Is it a revolution of “some of the people”?
Actually everything is working Iranian style. There is a counter move for every move… As of the moment I began writing this article the latest news from Iran is: Hamaney met with Musavi; displays of protest have been prohibited, but the religious guide announced that he wanted the results of the elections to be investigated. In other words, authorities from the highest echelons of Iran’s system have taken charge of the situation. In spite of this, there is news that thousands of protesters have begun rushing towards the Meydan-ı Azadi. Freeway traffic is jammed (but this is a normal scene for Tehran traffic). News has come that Musavi and Kerrubi, who are concerned that events can develop in an unwanted way, have set out to calm down demonstrators.
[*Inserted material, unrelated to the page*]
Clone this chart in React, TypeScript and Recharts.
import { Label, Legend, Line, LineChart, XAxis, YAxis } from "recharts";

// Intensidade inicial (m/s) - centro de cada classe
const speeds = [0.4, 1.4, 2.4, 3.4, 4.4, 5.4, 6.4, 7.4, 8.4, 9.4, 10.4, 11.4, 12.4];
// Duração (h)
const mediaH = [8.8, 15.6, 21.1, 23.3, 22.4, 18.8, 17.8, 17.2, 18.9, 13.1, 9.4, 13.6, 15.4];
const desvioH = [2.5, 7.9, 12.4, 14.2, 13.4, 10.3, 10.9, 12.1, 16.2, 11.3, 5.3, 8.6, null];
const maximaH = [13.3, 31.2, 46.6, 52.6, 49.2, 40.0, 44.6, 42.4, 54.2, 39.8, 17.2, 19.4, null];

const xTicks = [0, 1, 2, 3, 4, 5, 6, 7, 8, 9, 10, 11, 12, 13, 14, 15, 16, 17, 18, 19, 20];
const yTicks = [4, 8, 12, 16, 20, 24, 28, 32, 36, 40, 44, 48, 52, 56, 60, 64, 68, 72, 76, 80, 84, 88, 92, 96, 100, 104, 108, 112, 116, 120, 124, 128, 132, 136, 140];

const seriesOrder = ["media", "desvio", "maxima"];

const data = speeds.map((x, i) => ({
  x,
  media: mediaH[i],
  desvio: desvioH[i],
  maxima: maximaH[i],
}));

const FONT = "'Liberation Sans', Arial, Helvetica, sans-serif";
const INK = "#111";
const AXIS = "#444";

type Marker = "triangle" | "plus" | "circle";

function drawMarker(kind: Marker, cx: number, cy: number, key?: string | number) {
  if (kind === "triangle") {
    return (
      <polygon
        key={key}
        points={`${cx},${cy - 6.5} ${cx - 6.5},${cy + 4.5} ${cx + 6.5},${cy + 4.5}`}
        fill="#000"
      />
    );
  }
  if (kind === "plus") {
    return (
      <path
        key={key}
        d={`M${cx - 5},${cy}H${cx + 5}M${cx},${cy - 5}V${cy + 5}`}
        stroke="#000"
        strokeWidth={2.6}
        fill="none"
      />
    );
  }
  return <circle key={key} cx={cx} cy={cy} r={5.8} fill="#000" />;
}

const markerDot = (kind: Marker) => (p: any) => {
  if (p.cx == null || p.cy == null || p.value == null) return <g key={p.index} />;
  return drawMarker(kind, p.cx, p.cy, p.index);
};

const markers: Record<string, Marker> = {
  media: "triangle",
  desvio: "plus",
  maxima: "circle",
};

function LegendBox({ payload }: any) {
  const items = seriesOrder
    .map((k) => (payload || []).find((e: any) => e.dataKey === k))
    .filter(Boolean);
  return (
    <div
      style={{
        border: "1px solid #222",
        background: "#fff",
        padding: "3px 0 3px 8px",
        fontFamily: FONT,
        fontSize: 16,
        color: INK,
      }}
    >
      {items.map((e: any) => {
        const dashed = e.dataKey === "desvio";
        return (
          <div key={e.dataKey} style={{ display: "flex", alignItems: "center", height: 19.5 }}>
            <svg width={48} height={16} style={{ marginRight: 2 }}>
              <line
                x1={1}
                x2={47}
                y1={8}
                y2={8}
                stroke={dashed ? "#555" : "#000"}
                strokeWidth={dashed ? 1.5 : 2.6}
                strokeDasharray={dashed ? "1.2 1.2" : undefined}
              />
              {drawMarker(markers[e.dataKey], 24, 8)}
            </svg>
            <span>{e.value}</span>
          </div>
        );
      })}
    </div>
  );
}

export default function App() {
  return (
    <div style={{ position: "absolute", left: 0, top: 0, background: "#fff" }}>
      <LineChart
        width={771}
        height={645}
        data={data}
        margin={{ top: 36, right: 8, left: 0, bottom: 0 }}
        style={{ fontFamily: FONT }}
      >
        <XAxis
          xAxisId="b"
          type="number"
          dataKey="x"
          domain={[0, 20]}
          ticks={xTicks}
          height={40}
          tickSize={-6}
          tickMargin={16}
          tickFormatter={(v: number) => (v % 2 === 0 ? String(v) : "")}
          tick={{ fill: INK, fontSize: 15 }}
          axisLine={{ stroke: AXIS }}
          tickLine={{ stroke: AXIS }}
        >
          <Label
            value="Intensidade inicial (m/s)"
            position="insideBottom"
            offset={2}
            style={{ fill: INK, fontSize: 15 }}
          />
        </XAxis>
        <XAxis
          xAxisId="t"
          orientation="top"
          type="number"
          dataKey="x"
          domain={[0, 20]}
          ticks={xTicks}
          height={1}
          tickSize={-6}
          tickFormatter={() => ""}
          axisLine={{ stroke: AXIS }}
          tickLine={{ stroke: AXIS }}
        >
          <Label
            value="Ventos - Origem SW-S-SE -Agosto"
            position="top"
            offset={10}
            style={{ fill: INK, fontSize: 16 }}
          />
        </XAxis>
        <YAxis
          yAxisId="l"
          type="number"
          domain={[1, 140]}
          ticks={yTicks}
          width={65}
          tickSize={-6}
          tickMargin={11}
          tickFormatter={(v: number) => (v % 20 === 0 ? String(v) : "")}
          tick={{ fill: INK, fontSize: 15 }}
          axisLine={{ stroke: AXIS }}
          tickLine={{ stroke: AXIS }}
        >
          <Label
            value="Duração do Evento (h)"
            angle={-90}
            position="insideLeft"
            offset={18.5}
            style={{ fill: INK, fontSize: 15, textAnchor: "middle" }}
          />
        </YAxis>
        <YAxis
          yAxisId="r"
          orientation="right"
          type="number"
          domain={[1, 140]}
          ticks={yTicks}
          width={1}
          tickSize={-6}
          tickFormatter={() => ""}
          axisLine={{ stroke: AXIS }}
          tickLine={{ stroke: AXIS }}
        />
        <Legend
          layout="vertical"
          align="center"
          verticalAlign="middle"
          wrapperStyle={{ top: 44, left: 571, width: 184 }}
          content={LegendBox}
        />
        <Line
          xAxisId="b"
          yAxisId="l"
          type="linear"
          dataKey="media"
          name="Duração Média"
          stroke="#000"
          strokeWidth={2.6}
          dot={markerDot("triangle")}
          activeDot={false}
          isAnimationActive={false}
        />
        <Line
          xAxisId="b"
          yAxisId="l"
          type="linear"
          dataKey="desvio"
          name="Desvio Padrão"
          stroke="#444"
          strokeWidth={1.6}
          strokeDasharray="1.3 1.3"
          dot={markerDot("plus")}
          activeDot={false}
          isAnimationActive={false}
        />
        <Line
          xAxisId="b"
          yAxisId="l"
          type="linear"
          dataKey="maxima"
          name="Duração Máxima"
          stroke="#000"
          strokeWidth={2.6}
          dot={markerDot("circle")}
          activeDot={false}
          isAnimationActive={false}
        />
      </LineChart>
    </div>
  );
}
It is hard to decide from here whether or not there have been irregularities in the elections. Is the real strength of the opposition on the streets being exaggerated, or are those who want to see a people’s revolution in the demonstrations mistaken? Or is all that is happening a revolution of “some of the people”? It is apparent from the commentaries that events are being viewed through the eyes of the Western press. So many things are being mixed with the commentaries seen from this perspective that it has become impossible to analyze election results without filtering out these things. For example, taking events back prior to the revolution, one analyst writing from America made this observation: “everyone expected a revolution against the Shah, but they were not expecting an Islamic Revolution. The mollas took over at the last moment.” What results can be had from election commentary made according to this historical (!) conclusion?
Since it is necessary to begin with the history of the revolution, those who followed the revolution know very well that there were various groups in the revolution that materialized under the leadership of Humeyni. Just as no group or faction had the potential to garner the support of the partisans to the Islamic Revolution that Humeyni represented, i.e. the Iranian people, neither did they have the power to make a revolution. Except for the masses behind Humeyni, all groups were just individual factions. Humeyni realized one of the greatest revolutions of the century because in spite of his mass support, he also got different political groups to support him.
Another point that needs to be underlined is that whatever Humeyni promised before the revolution, he accomplished it afterwards. Beforehand he said, “I am going to establish an Islamic Republic,” and the foundations of the revolution were initiated in this direction. In other words, he was not two-faced before the people. The character of the revolution and its implementation are a different subject for debate.
I think it will be helpful for me to make a comparison with Turkey by means of the election. Approximately thirty years after the Republic was founded and the Kemalist reforms had passed through some painful periods, an important transformation occurred. Making this transformation internally, the system consolidated the Kemalist reforms with the 1950 elections. Regardless of how much the CHP elite who support the status quo call this a “counter-revolution,” in reality by renewing itself, the system included the rejected silent majority and allowed for its own continuity. By means of this transformation, by making important strides on the road to becoming a mass ideology, Kemalism maintained its continuity.
The Iranian elections have been held exactly on the 30th anniversary of the revolution.
The question I asked in my last article can now be understood better: Can the Iranian revolution realize an internal transformation?
Of course, the conditions are not exactly the same as those in Turkey were. However, like every revolution, the Iranian Revolution is faced with the question of whether or not it can make a transformation and sustain its mass support. The basic difference between the reforms in Turkey and the revolution in Iran in respect to the “actors and participation” is this: Turkish reforms were accomplished by the hands of the elite, and the multi-party period initiated by the Democrat Party allowed for relative mass support for the elitist reforms.
The situation in Iran is just the opposite in this respect: Realized through the participation of the masses, the revolution is faced with the test of whether it can hold on to its popular support or, in other words, whether or not it can renew itself…
It is a fact that Ahmedinejad took the support of the status quo and entered the race. Another fact that those who wanted to read Iran from the boulevards of Tehran did not see is his constantly keeping a close contact with the broad rural masses. In addition, another fact worth mentioning is “everyone being Iranian” in the face of external threat, regardless of their camp. I think Ahmedinejad used this psychology of the people very well. Even if he does not fulfill most of his promises, it is obvious that his goal to become a nuclear power which has become a part of national identity and his perception of foreign threat are not factors to be underestimated.
A matter that supporters of reform were not able to explain is this: In the eyes of urban, educated groups especially, the world outside of Iran is a paradise! Without understanding this perception, it does not seem possible that the system can stop the opposition.
In addition to all these, regardless of who is in power, the essential matter that the Iranian revolution has to handle is to overcome the corruption made in the name of religion. Without resolving this situation which has become a moral problem, degeneration can not be prevented – not to mention the matter of their contribution to Islamic civilization as a new world order.